Navigating AI-Pragmatism and Brand Authenticity
The brands and marketers who successfully navigate the tension of AI efficiencies and genuine human brand authenticity will be the winners in 2026.
Last month I wrote about how brands and marketers should navigate the potential of a consumer AI backlash. My commentary was generally aimed at corporate-side marketers and the increasing use of AI for marketing and advertising content generation. But I do think we’re starting to see this backlash take rapid shape in other, perhaps more predictable areas: the creative arts.
And I believe this is an early warning indicator of a more nuanced conversation that needs to happen in our industry about the use of AI.
The context
Bandcamp, the popular music app, announced on Reddit yesterday that they are banning “Music and audio that is generated wholly or in substantial part by AI is not permitted on Bandcamp.”
“We want musicians to keep making music, and for fans to have confidence that the music they find on Bandcamp was created by humans.”
Even Spotify announced back in September an initiative to clean up AI slop and artist impersonations, amid a massive wave of AI-generated or AI-assisted music flooding online music platforms, and growing listener backlash.
As I noted back in my previous post, this is a real issue brands need to deal with that is already extending beyond music and other obvious creative expression:
Consumer trust in brands who lean too heavily into AI-generated content is rapidly eroding. 87% of consumers believe it’s important for brand images to be “authentic” and not obviously AI generated, and 76% agree ‘It's getting to the point where I can't tell if an image is real.’ And per Sprout Social, “55% of consumers say they’re more likely to trust brands that are committed to publishing content created by humans v. AI. That number increases to 62% for Millennials.”
Emily Greene, a forward-thinking agency creative at VIVA Creative, posted on LinkedIn about exactly this. “Lately I’m noticing a counter-trend emerging, a longing for things unmistakably made by human hands.” She cites Creative Bloq and what they call the tactile rebellion in design:
“From handcrafted rebellion to layered storytelling, it's all about personality, warmth and unmistakably human design.”
The nuanced conversation brands and marketers need to have about AI
So much of the online debate about AI these days is polarized: Those who are all-in on AI, and those who steadfastly refuse to embrace it. Both have their points, and I think navigating that line to land on some level of AI pragmatism in marketing is what will dominate our industry conversation in 2026.

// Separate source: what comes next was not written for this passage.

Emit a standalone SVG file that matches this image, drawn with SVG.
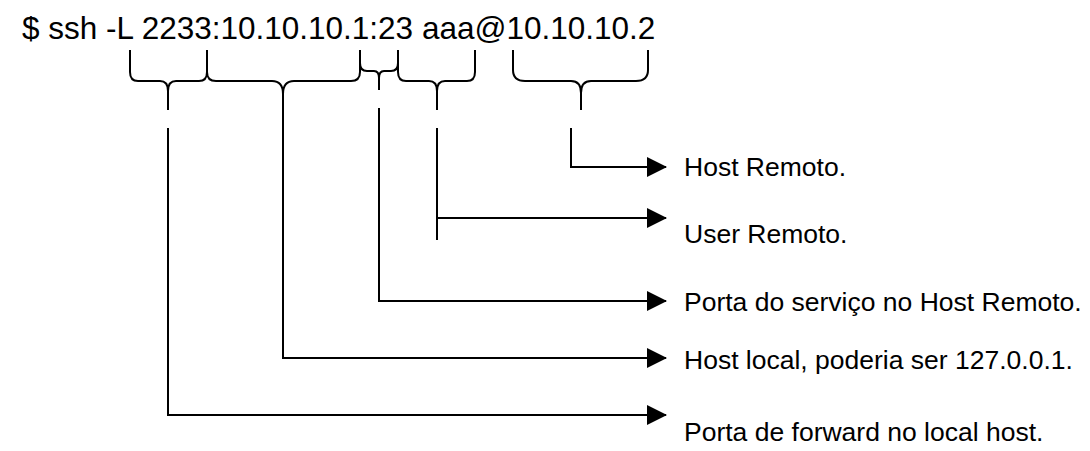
<svg xmlns="http://www.w3.org/2000/svg" width="1090" height="451" viewBox="0 0 1090 451">
  <style>
    .cmd { font-family: "Liberation Sans", Arial, sans-serif; font-size: 31.5px; fill: #000; }
    .lbl { font-family: "Liberation Sans", Arial, sans-serif; font-size: 26.5px; fill: #000; }
    .brace { fill: none; stroke: #000; stroke-width: 2; stroke-linejoin: round; }
    .wire { fill: none; stroke: #000; stroke-width: 2; }
  </style>
  <defs>
    <marker id="arrow" viewBox="0 0 20 20" refX="19" refY="10" markerWidth="20" markerHeight="20" markerUnits="userSpaceOnUse" orient="auto">
      <path d="M0,0 L20,10 L0,20 Z" fill="#000"/>
    </marker>
  </defs>

  <rect width="1090" height="451" fill="#fff"/>

  <!-- command line -->
  <g id="command">
    <text class="cmd" x="22" y="39">$ ssh -L 2233:10.10.10.1:23 aaa@10.10.10.2</text>
  </g>

  <!-- braces under each part of the command -->
  <g id="braces">
    <path id="brace-porta-local" class="brace" d="M130,50 L130,72 Q130,81 138,81 L160,81 Q168,81 168,91 L168,110 M168,91 Q168,81 176,81 L199,81 Q207,81 207,72 L207,50"/>
    <path id="brace-host-local" class="brace" d="M207,50 L207,72 Q207,81 216,81 L272,81 Q283,81 283,94 L283,110 M283,94 Q283,81 294,81 L351,81 Q360,81 360,72 L360,50"/>
    <path id="brace-porta-remota" class="brace" d="M360,50 L360,63 Q360,71 367,71 L374,71 Q379,71 379,78 L379,90 M379,78 Q379,71 384,71 L391,71 Q398,71 398,63 L398,50"/>
    <path id="brace-user" class="brace" d="M398,50 L398,72 Q398,81 406,81 L429,81 Q437,81 437,91 L437,110 M437,91 Q437,81 445,81 L467,81 Q475,81 475,72 L475,50"/>
    <path id="brace-host-remoto" class="brace" d="M513,50 L513,70 Q513,81 525,81 L571,81 Q581,81 581,93 L581,110 M581,93 Q581,81 591,81 L636,81 Q648,81 648,70 L648,50"/>
  </g>

  <!-- connectors from the braces to the labels -->
  <g id="connectors">
    <polyline class="wire" points="571,128 571,167 666,167" marker-end="url(#arrow)"/>
    <polyline class="wire" points="437,240 437,128"/>
    <polyline class="wire" points="437,218 666,218" marker-end="url(#arrow)"/>
    <polyline class="wire" points="379,108 379,301 666,301" marker-end="url(#arrow)"/>
    <polyline class="wire" points="283,110 283,358 666,358" marker-end="url(#arrow)"/>
    <polyline class="wire" points="168,128 168,415 666,415" marker-end="url(#arrow)"/>
  </g>

  <!-- labels -->
  <g id="label-host-remoto"><text class="lbl" x="684" y="176">Host Remoto.</text></g>
  <g id="label-user-remoto"><text class="lbl" x="684" y="243">User Remoto.</text></g>
  <g id="label-porta-servico"><text class="lbl" x="684" y="311">Porta do serviço no Host Remoto.</text></g>
  <g id="label-host-local"><text class="lbl" x="684" y="369">Host local, poderia ser 127.0.0.1.</text></g>
  <g id="label-porta-forward"><text class="lbl" x="684" y="441">Porta de forward no local host.</text></g>
</svg>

AI pragmatism means it’s not an either/or conversation, it’s not (entirely) “should we use AI or should we not” though I would argue in some creative situations the argument is considerably more black and white. But at least for marketers, Generative AI has real and practical value, as I suspect most any practicing marketer can attest. It can dramatically speed up experimentation, time-to-market, and repetitive production tasks, acting as a force-multiplier in a time of limited staffing and resources. It can put the power of rapid software development and prototyping in the hands of even non-technical marketers, freeing them of total dependence on IT or outside support. It can absolutely be a valuable creative and strategic partner when used appropriately - as an augment to human creativity and judgment, rather than a replacement.

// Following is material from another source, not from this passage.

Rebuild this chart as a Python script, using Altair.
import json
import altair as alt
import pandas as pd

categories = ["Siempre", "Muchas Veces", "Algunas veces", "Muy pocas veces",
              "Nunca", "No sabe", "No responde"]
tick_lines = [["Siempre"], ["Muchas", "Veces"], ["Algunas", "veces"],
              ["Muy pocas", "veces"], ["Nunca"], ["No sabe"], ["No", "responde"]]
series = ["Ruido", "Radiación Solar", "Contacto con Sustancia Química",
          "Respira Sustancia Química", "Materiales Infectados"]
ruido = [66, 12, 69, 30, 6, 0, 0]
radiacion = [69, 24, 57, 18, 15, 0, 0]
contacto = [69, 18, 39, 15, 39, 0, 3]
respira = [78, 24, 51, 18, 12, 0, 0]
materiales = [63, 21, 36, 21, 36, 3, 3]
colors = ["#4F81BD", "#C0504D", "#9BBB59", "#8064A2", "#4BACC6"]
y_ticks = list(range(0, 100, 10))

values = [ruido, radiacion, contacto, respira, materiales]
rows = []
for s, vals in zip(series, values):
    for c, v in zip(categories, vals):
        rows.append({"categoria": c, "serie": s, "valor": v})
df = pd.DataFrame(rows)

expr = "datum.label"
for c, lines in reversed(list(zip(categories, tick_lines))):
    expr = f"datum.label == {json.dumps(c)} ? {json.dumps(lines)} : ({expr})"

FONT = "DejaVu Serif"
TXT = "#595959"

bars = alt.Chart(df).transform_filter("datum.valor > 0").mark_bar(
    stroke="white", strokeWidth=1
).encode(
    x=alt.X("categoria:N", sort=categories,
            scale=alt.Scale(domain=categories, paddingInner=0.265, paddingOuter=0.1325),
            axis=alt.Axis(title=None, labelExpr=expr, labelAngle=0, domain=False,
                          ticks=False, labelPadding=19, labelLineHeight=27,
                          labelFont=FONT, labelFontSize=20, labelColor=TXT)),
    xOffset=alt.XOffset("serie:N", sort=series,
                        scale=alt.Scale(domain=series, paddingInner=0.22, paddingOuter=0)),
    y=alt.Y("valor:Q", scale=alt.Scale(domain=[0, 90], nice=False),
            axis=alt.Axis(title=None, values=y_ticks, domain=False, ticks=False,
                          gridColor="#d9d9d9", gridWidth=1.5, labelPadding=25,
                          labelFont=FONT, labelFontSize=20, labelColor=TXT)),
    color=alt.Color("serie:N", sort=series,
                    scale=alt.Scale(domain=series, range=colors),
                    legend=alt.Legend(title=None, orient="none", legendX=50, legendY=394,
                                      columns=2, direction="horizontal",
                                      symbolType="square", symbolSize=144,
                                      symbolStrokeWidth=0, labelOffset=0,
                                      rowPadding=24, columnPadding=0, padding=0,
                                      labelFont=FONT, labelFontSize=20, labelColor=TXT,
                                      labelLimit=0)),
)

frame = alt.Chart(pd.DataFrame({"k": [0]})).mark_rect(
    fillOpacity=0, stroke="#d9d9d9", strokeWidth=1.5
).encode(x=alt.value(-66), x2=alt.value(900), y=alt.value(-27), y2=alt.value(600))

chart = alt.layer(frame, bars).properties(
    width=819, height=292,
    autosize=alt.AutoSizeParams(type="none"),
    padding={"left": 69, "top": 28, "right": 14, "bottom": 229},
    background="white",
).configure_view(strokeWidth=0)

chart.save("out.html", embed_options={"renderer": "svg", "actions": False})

But it’s not an absolute solution, and shouldn’t be. Trying to entirely replace human creatives with AI is, in my view, the path to major consumer backlash and marketing risk and underperformance for brands. "The “Made by Humans” sentiment, the “tactile rebellion”, I do believe will gain steam in 2026 in direct proportion to the deluge of AI slop being churned out in almost every format and channel. A deluge that in all likelihood will massively grow as AI adoption proliferates. With that deluge, the tantalizing promise of AI-enabled personalization-at-scale risks saturation of audiences (especially B2B audiences, who are already overwhelmed by email), and the uncanny valley of AI is still very much a real thing, even in well-prompted B2B copy.
What is the “AI pragmatic” path for marketers?
I firmly believe if, as a marketer in 2026, you are not actively seeking to become fluent in AI platforms and how they can benefit your team, you and your organization are at serious risk of being left behind. As mentioned, AI has real, valuable and practical applications in marketing and that will only accelerate as agentic AI solutions start to mature and spread (though there remains a serious question mark about proof of ROI). Focusing your AI adoption on your marketing backoffice, your repetitive workflows, user journey optimization, etc. will continue to be a smart bet for most marketing teams.
But beware the AI absolutists, who promise a world where generative AI takes over your marketing creative engines entirely. It’s not just about having the “human in the loop” it’s about ensuring a genuinely authentic human voice can be found in your messaging, content, and outreach.
The brands who master that pragmatic middle will be the ones who win in 2026 and beyond: realizing the efficiency and scale benefits of marketing AI adoption without compromising their genuine brand voice and authenticity.